The company has been forced to substitute some parts, but “nothing that changes the quality of the vehicle,” Mr. Booth said. Ford also idled a truck plant in Kentucky for one week this month to conserve parts.
Excluding special items, Ford has posted operating profits for seven consecutive quarters. On that basis, its first-quarter operating profit of $2.6 billion was equal to 62 cents a share, up from $1.76 billion, or 46 cents a share. It was 22 percent higher than the consensus forecast on Wall Street, which expected an operating profit of about 51 cents.
In Europe, a recent trouble spot for much of the industry, Ford’s pretax profit grew to $293 million from $107 million in the first quarter of 2010.
Ford said it expects structural and raw-material costs to rise by $2 billion this year. In the first quarter its structural costs were $400 million higher, and commodity costs rose $300 million.

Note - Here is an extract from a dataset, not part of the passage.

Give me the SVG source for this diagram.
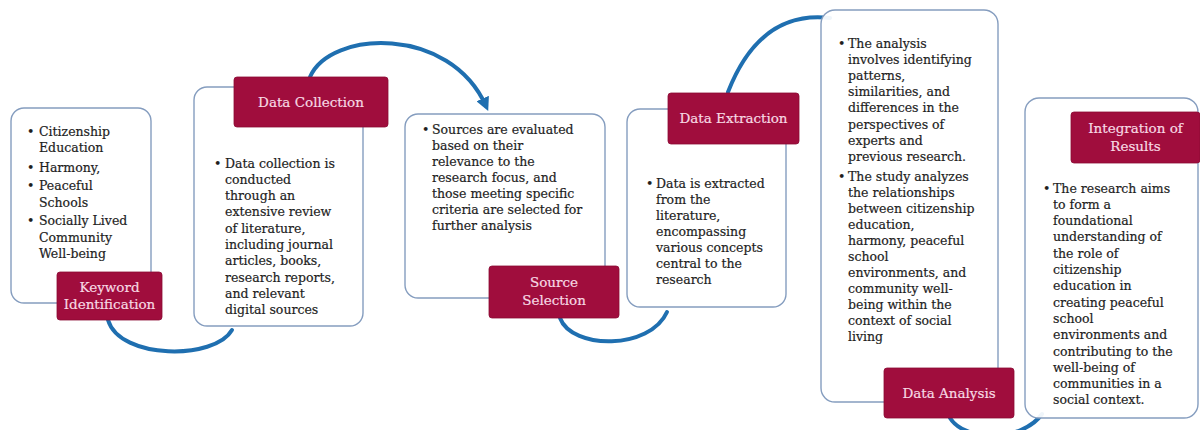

Ford said it expected to build 1.5 million vehicles worldwide in the second quarter, 12,000 more than a year ago.
“Our progress toward delivering profitable growth for all will continue as we aggressively manage short-term challenges and opportunities,” Mr. Mulally said. “We expect our annual volumes to continue to grow substantially, driven primarily by our growing product strength, a gradually strengthening economy and an unrelenting focus on improving the competitiveness of all of our operations.”
In the United States Ford’s sales jumped 12 percent in the first quarter, and it narrowly outsold its larger rival, General Motors, in March, though Ford’s market share fell 1.2 percentage points to 16.2 percent. For all of this year, Ford said it expects its share in the American and European markets to be equal to or better than 2010 levels.
In 2010, Ford rebounded from the recession that helped send its cross-town rivals into bankruptcy protection, earning a total of $6.6 billion.